Shore - An abundance of life is found along the shore. Some species live on land as well as in the surf, where they must adapt to shifting water levels and wave impacts. Many of them, like mussels, have hard shells for protection.
Reefs - Reefs are made up of corals and other animals that secrete a mineral called calcium carbonate, building rock formations close to shore. These habitats support complex ecosystems. Each species in a reef interacts with the others; harm to one has a domino effect on other wildlife.
Open Ocean - Life is also found in the open expanses of the ocean. These areas are packed with species who depend on the sunlight penetrating the surface. Seaweed and kelp grow in this habitat. Larger animals like whales and dolphins feed on smaller species like krill and plankton. Some of these animals travel between the open ocean and the shore.

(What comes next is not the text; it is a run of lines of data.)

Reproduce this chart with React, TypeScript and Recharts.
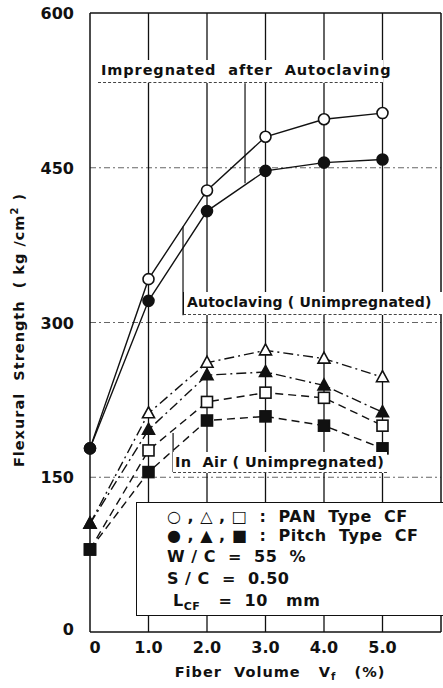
import { LineChart, Line, XAxis, YAxis, ReferenceLine } from "recharts";

const fiberVolume = [0, 1, 2, 3, 4, 5];
const panImpregnated = [178, 342, 428, 480, 497, 503];
const pitchImpregnated = [178, 321, 408, 447, 455, 458];
const panAutoclaved = [105, 212, 261, 273, 265, 247];
const pitchAutoclaved = [105, 196, 249, 252, 239, 213];
const panInAir = [80, 176, 223, 232, 227, 200];
const pitchInAir = [80, 155, 205, 209, 200, 178];

const xTicks = [0, 1, 2, 3, 4, 5];
const xTickLabels = ["0", "1.0", "2.0", "3.0", "4.0", "5.0"];
const yTicks = [0, 150, 300, 450, 600];
const gridY = [150, 300, 450];
const gridX = [1, 2, 3, 4, 5];

const data = fiberVolume.map((v, i) => ({
  v,
  panImp: panImpregnated[i],
  pitchImp: pitchImpregnated[i],
  panAuto: panAutoclaved[i],
  pitchAuto: pitchAutoclaved[i],
  panAir: panInAir[i],
  pitchAir: pitchInAir[i],
}));

const FONT = "'DejaVu Sans', sans-serif";
const INK = "#111";

function makeDot(kind: string, filled: boolean) {
  return (p: any) => {
    const { cx, cy, index } = p;
    const fill = filled ? INK : "#fff";
    const key = `${kind}-${filled}-${index}`;
    if (cx == null || cy == null) return <g key={key} />;
    if (kind === "circle") return <circle key={key} cx={cx} cy={cy} r={5.5} fill={fill} stroke={INK} strokeWidth={1.6} />;
    if (kind === "tri")
      return (
        <polygon
          key={key}
          points={`${cx},${cy - 6.5} ${cx - 6},${cy + 4.5} ${cx + 6},${cy + 4.5}`}
          fill={fill}
          stroke={INK}
          strokeWidth={1.6}
        />
      );
    return <rect key={key} x={cx - 5.5} y={cy - 5.5} width={11} height={11} fill={fill} stroke={INK} strokeWidth={1.6} />;
  };
}

const XTick = (p: any) => {
  const { x, y, payload } = p;
  const i = xTicks.indexOf(payload.value);
  return (
    <text x={x + (i === 0 ? 5 : 0)} y={y + 13} textAnchor="middle" fontFamily={FONT} fontWeight="bold" fontSize={16} fill={INK}>
      {xTickLabels[i]}
    </text>
  );
};

const YTick = (p: any) => {
  const { x, y, payload } = p;
  return (
    <text x={x - 8} y={y + 6 - (payload.value === 0 ? 3 : 0)} textAnchor="end" fontFamily={FONT} fontWeight="bold" fontSize={16} fill={INK}>
      {payload.value}
    </text>
  );
};

const labelStyle: React.CSSProperties = {
  position: "absolute",
  background: "#fff",
  fontFamily: FONT,
  fontWeight: "bold",
  fontSize: 14.5,
  color: INK,
  whiteSpace: "pre",
  lineHeight: "20px",
  letterSpacing: 0.9,
};

export default function App() {
  return (
    <div style={{ position: "absolute", left: 0, top: 0, width: 443, height: 688, overflow: "hidden", background: "#fff" }}>
      <LineChart width={443} height={688} data={data} margin={{ top: 13, right: 2, left: 0, bottom: 0 }}>
        {gridY.map((g) => (
          <ReferenceLine key={`gy${g}`} y={g} stroke="#666" strokeWidth={1} strokeDasharray="6 3 2 3" />
        ))}
        {gridX.map((g) => (
          <ReferenceLine key={`gx${g}`} x={g} stroke={INK} strokeWidth={1.3} />
        ))}
        <ReferenceLine y={600} stroke={INK} strokeWidth={1.5} />
        <ReferenceLine x={6} stroke={INK} strokeWidth={1.5} />
        <ReferenceLine segment={[{ x: 2.65, y: 532 }, { x: 2.65, y: 435 }]} stroke={INK} strokeWidth={1.2} />
        <ReferenceLine segment={[{ x: 1.59, y: 393 }, { x: 1.59, y: 307 }]} stroke={INK} strokeWidth={1.2} />
        <ReferenceLine segment={[{ x: 1.42, y: 193 }, { x: 1.42, y: 155 }]} stroke={INK} strokeWidth={1.2} />
        <XAxis
          dataKey="v"
          type="number"
          domain={[0, 6]}
          ticks={xTicks}
          height={56}
          tick={<XTick />}
          tickLine={false}
          axisLine={{ stroke: INK, strokeWidth: 1.5 }}
        />
        <YAxis
          type="number"
          domain={[0, 600]}
          ticks={yTicks}
          width={90}
          tick={<YTick />}
          tickLine={false}
          axisLine={{ stroke: INK, strokeWidth: 1.5 }}
        />
        <Line dataKey="panImp" stroke={INK} strokeWidth={1.4} dot={makeDot("circle", false)} isAnimationActive={false} />
        <Line dataKey="pitchImp" stroke={INK} strokeWidth={1.4} dot={makeDot("circle", true)} isAnimationActive={false} />
        <Line dataKey="panAuto" stroke={INK} strokeWidth={1.4} strokeDasharray="10 4 2 4" dot={makeDot("tri", false)} isAnimationActive={false} />
        <Line dataKey="pitchAuto" stroke={INK} strokeWidth={1.4} strokeDasharray="10 4 2 4" dot={makeDot("tri", true)} isAnimationActive={false} />
        <Line dataKey="panAir" stroke={INK} strokeWidth={1.4} strokeDasharray="8 5" dot={makeDot("sq", false)} isAnimationActive={false} />
        <Line dataKey="pitchAir" stroke={INK} strokeWidth={1.4} strokeDasharray="8 5" dot={makeDot("sq", true)} isAnimationActive={false} />
      </LineChart>

      <div style={{ ...labelStyle, left: 98, top: 60, width: 282, height: 22, borderBottom: "1px dashed #444", paddingLeft: 3 }}>
        {"Impregnated  after  Autoclaving"}
      </div>
      <div
        style={{
          ...labelStyle,
          left: 183,
          top: 292,
          width: 265,
          height: 22,
          borderLeft: "1px solid #111",
          borderBottom: "1px dashed #444",
          paddingLeft: 3,
          fontSize: 14,
          letterSpacing: 0.2,
        }}
      >
        {"Autoclaving ( Unimpregnated)"}
      </div>
      <div style={{ ...labelStyle, left: 173, top: 452, width: 212, height: 20, borderBottom: "1px dashed #444", paddingLeft: 2, letterSpacing: 0.4 }}>
        {"In  Air ( Unimpregnated)"}
      </div>

      <div
        style={{
          position: "absolute",
          left: 136,
          top: 502,
          width: 330,
          height: 114,
          background: "#fff",
          border: "1.5px solid #111",
          fontFamily: FONT,
          fontWeight: "bold",
          fontSize: 16,
          color: INK,
          whiteSpace: "pre",
          letterSpacing: 0.5,
          lineHeight: "22px",
          paddingLeft: 30,
          paddingTop: 4,
          boxSizing: "border-box",
        }}
      >
        <div style={{ lineHeight: "19px" }}>{"○ , △ , □  :  PAN  Type  CF"}</div>
        <div style={{ lineHeight: "20px" }}>{"● , ▲ , ■  :  Pitch  Type  CF"}</div>
        <div>{"W / C  =  55  %"}</div>
        <div>{"S / C  =  0.50"}</div>
        <div>
          {" L"}
          <sub style={{ fontSize: 11, fontWeight: "bold" }}>CF</sub>
          {"   =  10   mm"}
        </div>
      </div>

      <div
        style={{
          position: "absolute",
          left: 18,
          top: 330,
          transform: "translate(-50%, -50%) rotate(-90deg)",
          fontFamily: FONT,
          fontWeight: "bold",
          fontSize: 14.5,
          color: INK,
          whiteSpace: "pre",
          letterSpacing: 1,
        }}
      >
        Flexural  Strength  ( kg /cm<sup style={{ fontSize: 10 }}>2</sup> )
      </div>
      <div
        style={{
          position: "absolute",
          left: 280,
          top: 673,
          transform: "translate(-50%, -50%)",
          fontFamily: FONT,
          fontWeight: "bold",
          fontSize: 14.5,
          color: INK,
          whiteSpace: "pre",
          letterSpacing: 1,
        }}
      >
        Fiber  Volume   V<sub style={{ fontSize: 10 }}>f</sub>   (%)
      </div>
    </div>
  );
}
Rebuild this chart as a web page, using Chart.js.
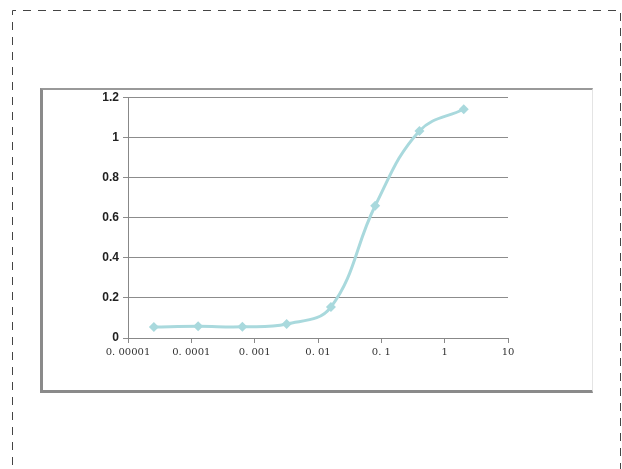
<!DOCTYPE html>
<html>
<head>
<meta charset="utf-8">
<script src="https://cdn.jsdelivr.net/npm/chart.js@4/dist/chart.umd.min.js"></script>
<style>
  html, body { margin: 0; padding: 0; background: #fff; }
  body { width: 622px; height: 469px; position: relative; overflow: hidden; }
  #frame { position: absolute; left: 0; top: 0; }
  #box {
    position: absolute; left: 40px; top: 88px; width: 553px; height: 305px;
    box-sizing: border-box;
    border-top: 2px solid #999; border-left: 3px solid #8a8a8a;
    border-bottom: 3px solid #8a8a8a; border-right: 1px solid #e4e4e4;
  }
  #wrap { position: absolute; left: 0; top: -4px; width: 549px; height: 300px; }
</style>
</head>
<body>
<svg id="frame" width="622" height="469">
  <path d="M12.5 480 V10.5 H620.5 V480" fill="none" stroke="#444" stroke-width="1" stroke-dasharray="8 7"/>
</svg>
<div id="box"><div id="wrap"><canvas id="chart"></canvas></div></div>
<script>
const concentraciones = [0.0000256, 0.000128, 0.00064, 0.0032, 0.016, 0.08, 0.4, 2];
const respuestas = [0.055, 0.058, 0.056, 0.07, 0.154, 0.659, 1.032, 1.14];
const decadas = [0.00001, 0.0001, 0.001, 0.01, 0.1, 1, 10];
const etiquetasX = ['0. 00001', '0. 0001', '0. 001', '0. 01', '0. 1', '1', '10'];
const etiquetasY = ['0', '0.2', '0.4', '0.6', '0.8', '1', '1.2'];

const puntos = concentraciones.map((c, i) => ({ x: c, y: respuestas[i] }));
const color = '#a9d9dd';

new Chart(document.getElementById('chart'), {
  type: 'line',
  data: {
    datasets: [{
      data: puntos,
      borderColor: color,
      backgroundColor: color,
      borderWidth: 3,
      tension: 0.4,
      pointStyle: 'rectRot',
      pointRadius: 5,
      pointBorderWidth: 0,
      fill: false
    }]
  },
  options: {
    responsive: true,
    maintainAspectRatio: false,
    animation: false,
    layout: { padding: { left: 0, right: 84, top: 3, bottom: 25 } },
    plugins: { legend: { display: false }, tooltip: { enabled: false } },
    scales: {
      x: {
        type: 'logarithmic',
        min: 0.00001,
        max: 10,
        afterBuildTicks: (s) => { s.ticks = decadas.map(v => ({ value: v })); },
        afterFit: (s) => { s.height = 23; },
        border: { display: true, color: '#888', width: 1 },
        grid: { drawOnChartArea: false, drawTicks: true, tickLength: 5, color: '#888' },
        ticks: {
          autoSkip: false, maxRotation: 0, padding: 3,
          color: '#333',
          font: { family: '"DejaVu Serif", "Liberation Serif", serif', size: 10 },
          callback: (v, i) => etiquetasX[i]
        }
      },
      y: {
        min: 0,
        max: 1.2,
        afterBuildTicks: (s) => { s.ticks = etiquetasY.map(t => ({ value: parseFloat(t) })); },
        afterFit: (s) => { s.width = 85; },
        border: { display: true, color: '#888', width: 1 },
        grid: { color: '#8c8c8c', lineWidth: 1, tickLength: 5 },
        ticks: {
          padding: 4,
          color: '#222',
          font: { family: '"Liberation Sans", Arial, sans-serif', size: 12, weight: 'bold' },
          callback: (v, i) => etiquetasY[i]
        }
      }
    }
  }
});
</script>
</body>
</html>
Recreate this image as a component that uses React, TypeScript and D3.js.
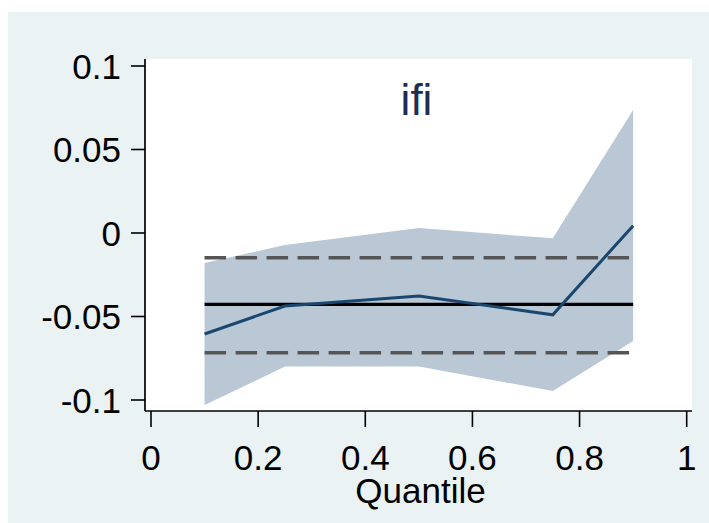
import React from "react";
import * as d3 from "d3";

const quantiles = [0.1, 0.25, 0.5, 0.75, 0.9];
const coef = [-0.0605, -0.0437, -0.0377, -0.049, 0.0044];
const upper = [-0.018, -0.0072, 0.003, -0.0032, 0.0737];
const lower = [-0.103, -0.08, -0.08, -0.0946, -0.0647];
const olsCoef = -0.0427;
const olsUpper = -0.0148;
const olsLower = -0.0717;
const xTicks = [0, 0.2, 0.4, 0.6, 0.8, 1];
const yTicks = [-0.1, -0.05, 0, 0.05, 0.1];
const title = "ifi";
const xTitle = "Quantile";

const W = 709;
const H = 523;
const FONT = "'Liberation Sans', Arial, Helvetica, sans-serif";

export default function App() {
  const x = d3.scaleLinear().domain([0, 1]).range([151, 686.7]);
  const y = d3.scaleLinear().domain([-0.1, 0.1]).range([400, 66]);
  const plotL = 145, plotR = 692, plotT = 59, plotB = 411;

  const rows = quantiles.map((q, i) => ({ q, c: coef[i], u: upper[i], l: lower[i] }));
  const area = d3
    .area<any>()
    .x((d) => x(d.q))
    .y0((d) => y(d.l))
    .y1((d) => y(d.u));
  const line = d3
    .line<any>()
    .x((d) => x(d.q))
    .y((d) => y(d.c));

  const qMin = quantiles[0];
  const qMax = quantiles[quantiles.length - 1];

  return (
    <svg
      width={W}
      height={H}
      style={{ position: "absolute", left: 0, top: 0, display: "block" }}
    >
      <rect x={0} y={0} width={W} height={H} fill="#ffffff" />
      <rect x={8} y={12} width={W - 8} height={H - 12} fill="#EAF2F3" />
      <rect x={plotL} y={plotT} width={plotR - plotL} height={plotB - plotT} fill="#ffffff" />

      <path d={area(rows) || ""} fill="#B9C8D4" stroke="none" />

      {[olsUpper, olsLower].map((v, i) => (
        <line
          key={i}
          x1={x(qMin)}
          x2={x(qMax)}
          y1={y(v)}
          y2={y(v)}
          stroke="#555555"
          strokeWidth={3.6}
          strokeDasharray="21.5 9.5"
        />
      ))}
      <line
        x1={x(qMin)}
        x2={x(qMax)}
        y1={y(olsCoef)}
        y2={y(olsCoef)}
        stroke="#000000"
        strokeWidth={3.2}
      />
      <path d={line(rows) || ""} fill="none" stroke="#1A476F" strokeWidth={3} strokeLinejoin="miter" />

      {/* axes */}
      <line x1={plotL} x2={plotL} y1={plotT} y2={plotB} stroke="#000" strokeWidth={1.7} />
      <line x1={plotL} x2={plotR} y1={plotB} y2={plotB} stroke="#000" strokeWidth={1.7} />

      {yTicks.map((t) => (
        <g key={"y" + t}>
          <line x1={131} x2={plotL} y1={y(t)} y2={y(t)} stroke="#000" strokeWidth={1.6} />
          <text
            x={121}
            y={y(t) + 12.5}
            textAnchor="end"
            fontFamily={FONT}
            fontSize={35}
            fill="#000"
          >
            {t === 0 ? "0" : String(t)}
          </text>
        </g>
      ))}

      {xTicks.map((t) => (
        <g key={"x" + t}>
          <line x1={x(t)} x2={x(t)} y1={plotB} y2={427} stroke="#000" strokeWidth={1.6} />
          <text
            x={x(t)}
            y={470}
            textAnchor="middle"
            fontFamily={FONT}
            fontSize={35}
            fill="#000"
          >
            {String(t)}
          </text>
        </g>
      ))}

      <text
        x={(plotL + plotR) / 2 + 2}
        y={503}
        textAnchor="middle"
        fontFamily={FONT}
        fontSize={35}
        fill="#000"
      >
        {xTitle}
      </text>

      <text
        x={(plotL + plotR) / 2 - 2}
        y={115}
        textAnchor="middle"
        fontFamily={FONT}
        fontSize={44}
        fill="#1E2D53"
      >
        {title}
      </text>
    </svg>
  );
}
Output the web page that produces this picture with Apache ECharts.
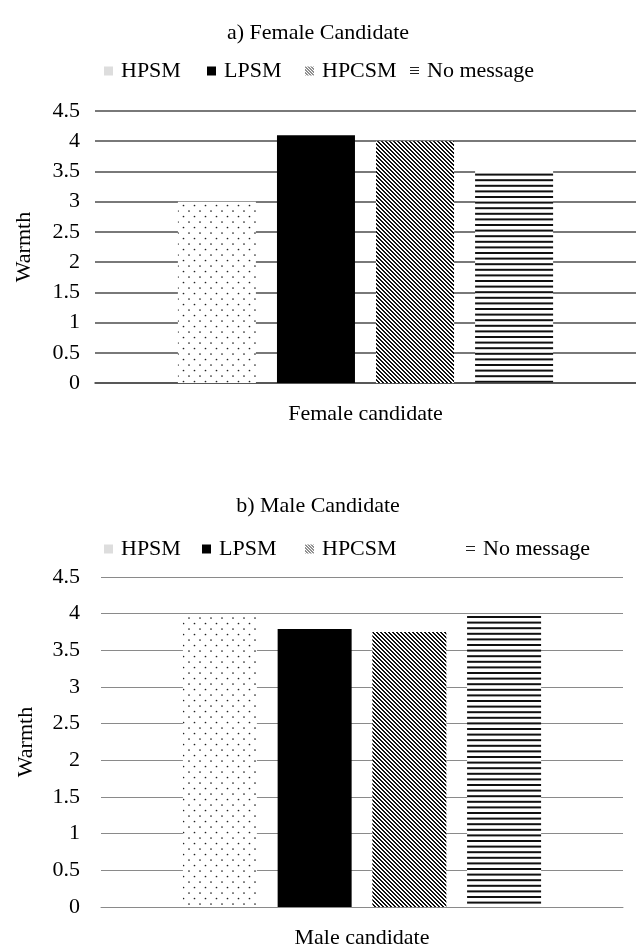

Deep Sea including Trenches - Deep sea trenches are narrow canyons in the deepest ocean areas. This habitat has very high pressure from the water above, and no sunlight penetrates there. While big animals like whales and sharks can't live in the deep sea, others have adapted to the tough conditions. Many have gelatinous bodies. Some, like anglerfish, produce their own light called bioluminescence.
Each marine habitat is home to a beautiful array of life, and each habitat is important to the health of the World Ocean.